Bridget Cassidy curls her toes at the heat but remains still as a sentry as the band of elastic makes a thin indentation on the backs of her sweaty knees.

“You’re a slut and your mom’s a slut,” Katie Norris hisses  in her ear, appearing from nowhere and making Bridget jerk her head, startled.

Earlier that day, a strange woman pulled their teacher aside and said she needed to talk to Katie and two other girls in class–all of them are kids that Bridget also goes to church with and she thought it must have something to do with church, so why didn’t they want to talk to her?

There’s some connection here between the mysterious lady talking to Katie and the other weird stuff going on like how Bridget was suddenly not allowed to go to Katie’s slumber party (she cried for an hour) and her mom having a screaming fight with two people from church in the middle of the grocery store while Bridget watched, baffled and clutching a Betty’s Diary comic, and she wonders now as Katie stares at her with pink cheeked rage, why the girl is so angry when Bridget is always the one who’s left out.

5 Sentence Fiction (Part 1 of a 2 Parter): Wicked

-Catching up on the ole Five Sentence Fiction.  This prompt is a few weeks old.  Bit...heavy.
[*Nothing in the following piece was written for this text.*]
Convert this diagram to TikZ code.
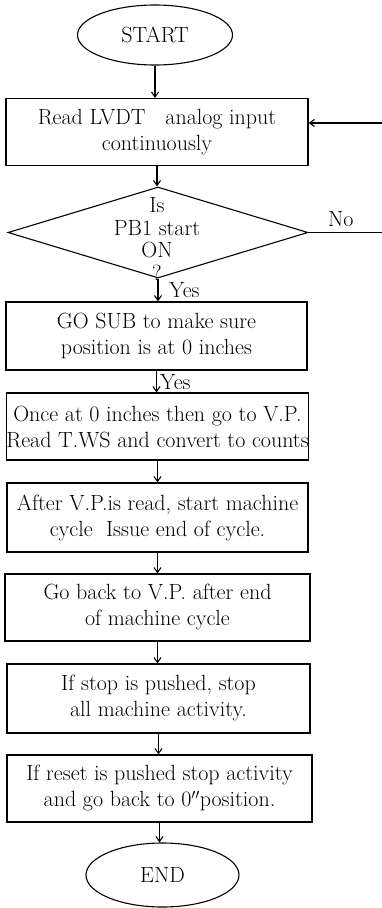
\documentclass[tikz,border=0pt]{standalone}
\usetikzlibrary{shapes.geometric,arrows.meta}
\begin{document}
\begin{tikzpicture}[x=1pt,y=1pt,
  every node/.style={font=\fontsize{22}{26}\selectfont},
  box/.style={draw,line width=1.1pt,rectangle,inner sep=0pt,align=center},
  term/.style={draw,line width=1.1pt,ellipse,inner sep=0pt},
  arr/.style={line width=1.1pt,-{Straight Barb[length=5pt,width=7pt]}},
  ln/.style={line width=1.1pt},
  lbl/.style={inner sep=0pt}]
\useasboundingbox (0,0) rectangle (382,-908);
\node[term,minimum width=155pt,minimum height=60pt] (start) at (155,-35) {START};
\node[box,minimum width=302pt,minimum height=67pt] (b1) at (157,-132) {Read LVDT\ \ \ analog input\\continuously};
\node[diamond,draw,line width=1.1pt,minimum width=300pt,minimum height=91pt,inner sep=0pt] (d) at (158,-232.5) {};
\node[lbl,align=center,font=\fontsize{22}{22.5}\selectfont] (dtext) at (157,-239) {Is\\PB1 start\\ON\\?};
\node[box,minimum width=301pt,minimum height=68pt] (b2) at (156.5,-336) {GO SUB to make sure\\position is at 0 inches};
\node[box,minimum width=301pt,minimum height=67pt] (b3) at (157.5,-426.5) {Once at 0 inches then go to V.P.\\Read T.WS and convert to counts};
\node[box,minimum width=301pt,minimum height=69pt] (b4) at (157.5,-517.5) {After V.P.is read, start machine\\cycle\ \ Issue end of cycle.};
\node[box,minimum width=305pt,minimum height=67pt] (b5) at (157.5,-607.5) {Go back to V.P. after end\\of machine cycle};
\node[box,minimum width=303pt,minimum height=69pt] (b6) at (158.5,-698.5) {If stop is pushed, stop\\all machine activity.};
\node[box,minimum width=305pt,minimum height=67pt] (b7) at (159.5,-788.5) {If reset is pushed stop activity\\and go back to 0$''$position.};
\node[term,minimum width=153pt,minimum height=64pt] (end) at (162.5,-875) {END};
\coordinate (noend) at (382,-232.5);
\coordinate (back) at (382,-123);
\draw[arr] (start.south) -- (start.south |- b1.north);
\draw[arr] (b1.south) -- (b1.south |- d.north);
\draw[arr] (d.south) -- (d.south |- b2.north);
\draw[arr] (b2.south) -- (b2.south |- b3.north);
\draw[arr] (b3.south) -- (b3.south |- b4.north);
\draw[arr] (b4.south) -- (b4.south |- b5.north);
\draw[arr] (b5.south) -- (b5.south |- b6.north);
\draw[arr] (b6.south) -- (b6.south |- b7.north);
\draw[arr] (b7.south) -- (b7.south |- end.north);
\draw[ln] (d.east) -- (noend);
\draw[arr] (back) -- (back -| b1.east);
\node[lbl,anchor=west] (no) at (328,-219) {No};
\node[lbl,anchor=west] (yes1) at (169,-290) {Yes};
\node[lbl,anchor=west] (yes2) at (160,-382) {Yes};
\end{tikzpicture}
\end{document}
I dunno, I'm tryin' somethin'.  Also, maybe not so much strictly inspired by the word 'wicked' which connotes a bit of playfulness. Ah well.  This goes with my next 5 Sentence Fiction for the prompt 'scorching' which I'll put up next.

Wicked

On a Monday afternoon in 1985, Lydia Cassidy calls Barbara Norris and makes her fears known: That new man at church is obviously trouble and shouldn’t be babysitting children, and did she know that  Barabara's daughter burst into tears at Vacation Bible School and pounded her group leader with tiny fists when the older girl tried to escort her to the bathroom? 



Barbara’s hands shake as the adrenaline flows and she says, “You must have a really dirty mind, Mrs.Cassidy, and I think you have mental problems.”



She tries to slam the phone down but she is shuddering with such violence that she misses the receiver.



She stands from the dining room table, grimacing at a nick in the otherwise flawless walnut and plans the rest of her day, shoving the phone call to the back of her mind as it will be dealt with later (“Lydia Cassidy screamed horrible things at me over the phone!”).



Barbara catches a reflection of her own stubborn beauty in the glass of the china cabinet and glances away, thinking that Lydia Cassidy has always been so dramatic, and these things are quite common.